'The Interview' is a political comedy that's neither political nor funny

If you think watching gross-out bromance 'The Interview' is your patriotic duty, go right ahead. If you want laughs or savvy, look elsewhere.

A South Korean army soldier walks near a TV screen showing an advertisement of Sony Picture's 'The Interview,' at the Seoul Railway Station in Seoul, South Korea, Dec. 22. It seems everyone has a theory about who really hacked Sony. Despite President Barack Obama’s conclusion that North Korea was the culprit, the Internet’s newest game of whodunit continues. Top theories include disgruntled Sony insiders, hired hackers, other foreign governments, or Internet hooligans. Even some experts are undecided, with questions about why the communist state would steal and leak gigabytes of data, email threats to some Sony employees and their families, then threaten moviegoers who planned to watch 'The Interview' on Christmas.

Ahn Young-joon/AP/File

December 26, 2014

Now that “The Interview” is available to audiences in select independent theaters and online platforms, it is my solemn duty to officially review this most unsolemn of movies. As I stated last week in a commentary on the brouhaha, “I’ve seen worse movies than Sony’s ‘The Interview,’ starring James Franco and Seth Rogenas two bumblers enlisted by the CIA to assassinate North Korean leader Kim Jong-un. But I don’t think I’ve ever seen a movie this mediocre that had more real-world repercussions.”

Sony, which greenlighted the movie, last month suffered a major cyberattack instigated, according to some US intelligence officials, by the North Koreans, who subsequently scared off the major US theater chains from showing the film by issuing 9/11-style threats.

In the film, Mr. Franco plays Dave Skylark, an oleaginous TV talk-show host specializing in celebrity sleaze. His producer and best friend, Aaron Rappaport (Mr. Rogen), yearns for respectability. When North Korea’s Supreme Leader, Kim Jong-un, turns out to be a fan of Skylark’s show, the two doofuses fly off to Pyongyang for an exclusive interview.

The CIA assassin twist is what almost certainly caused all the trouble. It’s not often (maybe never?) that a Hollywood movie, a comedy no less, has chosen to target a sitting world leader. Even Charlie Chaplin, in “The Great Dictator,” ddidn'tmention Hitler by name, and he didn't show him being blow to bits either. Chalk one up for Sony, in one of the biggest acts of corporate cluelessness in film history.

“The Interview” is in no sense a political movie. It’s a gross-out bromance with a tingle of political incorrectness. There was idiocy but no special bravery in making this movie, which ends with Kim blown apart in his fleeing helicopter. You can be sure that Rogen and his co-director Evan Goldberg would not have made a comedy about, say, the assassination of Vladimir Putin, and Sony would never have greenlighted it. But Kim, with his funny haircut, is a safe target. Or so they thought.

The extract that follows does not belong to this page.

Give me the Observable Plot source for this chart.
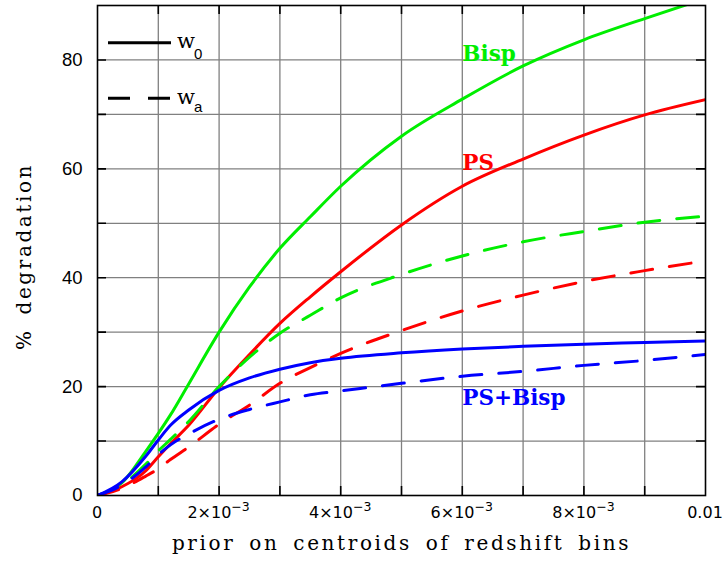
<!DOCTYPE html>
<html><head><meta charset="utf-8">
<script src="https://cdn.jsdelivr.net/npm/d3@7"></script>
<script src="https://cdn.jsdelivr.net/npm/@observablehq/plot@0.6"></script>
<style>body{margin:0;background:#fff;}</style>
</head><body><div id="chart"></div>
<script>
// prior on centroids of redshift bins
const priorX = [0, 0.0004, 0.0008, 0.001, 0.0012, 0.0015, 0.002, 0.0025, 0.003, 0.0035, 0.004, 0.005, 0.006, 0.007, 0.008, 0.009, 0.01];
// % degradation, w0 (solid)
const bispW0   = [0, 2.3, 8.2, 11.4, 14.8, 20.5, 30.0, 38.3, 45.4, 51.2, 56.8, 66.0, 72.8, 78.9, 83.7, 87.6, 91.3];
const psW0     = [0, 1.6, 4.6, 7.1, 9.5, 12.9, 19.8, 25.9, 31.6, 36.5, 41.1, 49.7, 56.8, 61.8, 66.2, 69.9, 72.7];
const combW0   = [0, 2.5, 7.3, 10.2, 12.9, 15.7, 19.3, 21.6, 23.2, 24.4, 25.2, 26.2, 26.9, 27.4, 27.8, 28.1, 28.4];
// % degradation, wa (dashed)
const bispWa   = [0, 2.0, 5.8, 8.2, 10.3, 13.6, 20.0, 25.4, 29.8, 33.1, 36.3, 40.6, 44.0, 46.6, 48.5, 50.2, 51.3];
const psWa     = [0, 1.3, 3.6, 4.9, 6.6, 8.9, 13.1, 16.6, 20.6, 23.5, 26.1, 30.3, 33.9, 36.8, 39.3, 41.3, 43.1];
const combWa   = [0, 1.9, 5.3, 7.5, 9.3, 11.3, 14.0, 15.8, 17.2, 18.5, 19.2, 20.6, 21.9, 22.8, 23.9, 24.8, 25.9];

const seriesNames  = ["Bisp", "PS", "PS+Bisp"];
const seriesColors = ["#00ee00", "#ff0000", "#0000ff"];
const paramNames   = ["w0", "wa"];
const legendBase   = ["w", "w"];
const legendSub    = ["0", "a"];

const xTickValues = [0, 0.002, 0.004, 0.006, 0.008, 0.01];
const xTickLabels = ["0", "2×10^−3", "4×10^−3", "6×10^−3", "8×10^−3", "0.01"];
const yTickValues = [0, 20, 40, 60, 80];
const yTickLabels = ["0", "20", "40", "60", "80"];
const xGridValues = [0.001, 0.002, 0.003, 0.004, 0.005, 0.006, 0.007, 0.008, 0.009];
const yGridValues = [10, 20, 30, 40, 50, 60, 70, 80];

const xTitle = "prior on centroids of redshift bins";
const yTitle = "% degradation";

// annotation anchors (data coordinates) for the series labels
const labelX = 0.006;
const labelY = [79.8, 59.8, 16.7];

const seriesValues = {
  "Bisp": {w0: bispW0, wa: bispWa},
  "PS": {w0: psW0, wa: psWa},
  "PS+Bisp": {w0: combW0, wa: combWa}
};
const rows = [];
for (const s of seriesNames) for (const p of paramNames)
  seriesValues[s][p].forEach((v, i) => rows.push({x: priorX[i], y: v, series: s, param: p}));
const labelRows = seriesNames.map((s, i) => ({x: labelX, y: labelY[i], series: s}));

const W = 725, H = 561, ML = 97, MR = 20, MT = 5, MB = 66;
const FW = W - ML - MR, FH = H - MT - MB, TK = 9;

function xTickLabelMark(index, scales, values, dim) {
  const g = d3.create("svg:g")
    .attr("font-family", "DejaVu Sans").attr("font-size", 16)
    .attr("text-anchor", "middle").attr("fill", "black");
  const y0 = dim.height - dim.marginBottom + 22.5;
  xTickValues.forEach((v, i) => {
    const [base, sup] = xTickLabels[i].split("^");
    const t = g.append("text").attr("x", scales.x(v)).attr("y", y0);
    t.append("tspan").text(base);
    if (sup) t.append("tspan").attr("dy", -7).attr("font-size", 12.5).text(sup);
  });
  return g.node();
}

function legendMark(index, scales, values, dim) {
  const g = d3.create("svg:g").attr("text-anchor", "start");
  paramNames.forEach((p, i) => {
    const y = dim.marginTop + 37.7 + i * 55.6;
    g.append("line")
      .attr("x1", dim.marginLeft + 11).attr("x2", dim.marginLeft + 74)
      .attr("y1", y).attr("y2", y)
      .attr("stroke", "black").attr("stroke-width", 3)
      .attr("stroke-dasharray", i === 0 ? null : "22,18");
    const t = g.append("text")
      .attr("x", dim.marginLeft + 80).attr("y", y + 5.6)
      .attr("fill", "black");
    t.append("tspan").attr("font-family", "DejaVu Serif").attr("font-size", 21).text(legendBase[i]);
    t.append("tspan").attr("dx", -1).attr("dy", i === 0 ? 10.7 : 8.4)
      .attr("font-family", "Liberation Sans").attr("font-size", 15).text(legendSub[i]);
  });
  return g.node();
}

const lineOpts = {x: "x", y: "y", stroke: "series", strokeWidth: 3, curve: "monotone-x", clip: true};

const chart = Plot.plot({
  width: W, height: H,
  marginLeft: ML, marginRight: MR, marginTop: MT, marginBottom: MB,
  x: {domain: [0, 0.01], axis: null},
  y: {domain: [0, 90], axis: null},
  color: {domain: seriesNames, range: seriesColors},
  style: {background: "white", overflow: "visible"},
  marks: [
    Plot.ruleX(xGridValues, {x: d => d, stroke: "#808080", strokeWidth: 1.3}),
    Plot.ruleY(yGridValues, {y: d => d, stroke: "#808080", strokeWidth: 1.3}),
    Plot.ruleX(xGridValues, {x: d => d, stroke: "black", strokeWidth: 1.6, strokeDasharray: `${TK},${FH - 2 * TK},${TK}`}),
    Plot.ruleY(yGridValues, {y: d => d, stroke: "black", strokeWidth: 1.6, strokeDasharray: `${TK},${FW - 2 * TK},${TK}`}),
    Plot.line(rows.filter(d => d.param === "w0" && d.series !== "PS+Bisp"), lineOpts),
    Plot.line(rows.filter(d => d.param === "wa" && d.series !== "PS+Bisp"), {...lineOpts, strokeDasharray: "22,17"}),
    Plot.line(rows.filter(d => d.param === "w0" && d.series === "PS+Bisp"), lineOpts),
    Plot.line(rows.filter(d => d.param === "wa" && d.series === "PS+Bisp"), {...lineOpts, strokeDasharray: "22,17"}),
    Plot.frame({stroke: "black", strokeWidth: 1.6}),
    Plot.text(labelRows, {x: "x", y: "y", text: "series", fill: "series", textAnchor: "start", lineAnchor: "bottom",
      fontFamily: "DejaVu Serif", fontWeight: "bold", fontSize: 21.5}),
    Plot.axisY(yTickValues, {tickSize: 0, tickPadding: 15, label: null, fontSize: 18.5, fontFamily: "Liberation Sans",
      tickFormat: d => yTickLabels[yTickValues.indexOf(d)]}),
    xTickLabelMark,
    legendMark,
    Plot.text([xTitle], {text: d => d, frameAnchor: "bottom", textAnchor: "middle", lineAnchor: "bottom", dy: 54, dx: 0,
      fontFamily: "DejaVu Serif", fontSize: 20, fill: "black"}),
    Plot.text([yTitle], {text: d => d, frameAnchor: "left", textAnchor: "middle", lineAnchor: "middle", rotate: -90,
      dx: -73, dy: 6, fontFamily: "DejaVu Serif", fontSize: 20, fill: "black"})
  ]
});
d3.select(chart).selectAll("text")
  .filter(function () { return this.textContent === xTitle || this.textContent === yTitle; })
  .style("letter-spacing", "2.6px").style("word-spacing", "5px");
document.getElementById("chart").appendChild(chart);
</script>
</body></html>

Ratcheting up the slobbola quotient, the filmmakers score occasional laughs, mostly from Randall Park as the Katy Perry-loving Kim and Diana Bang as the North Korean cutie who is officially in charge of the interview.

I have now exercised my right to free speech. If you want to see this movie because you consider it your patriotic duty, go right ahead. If you want to see it because you’re primed for a laugh riot, take a pass. Grade: C- (Rated Rated R for pervasive language, crude and sexual humor, nudity, some drug use and bloody violence.)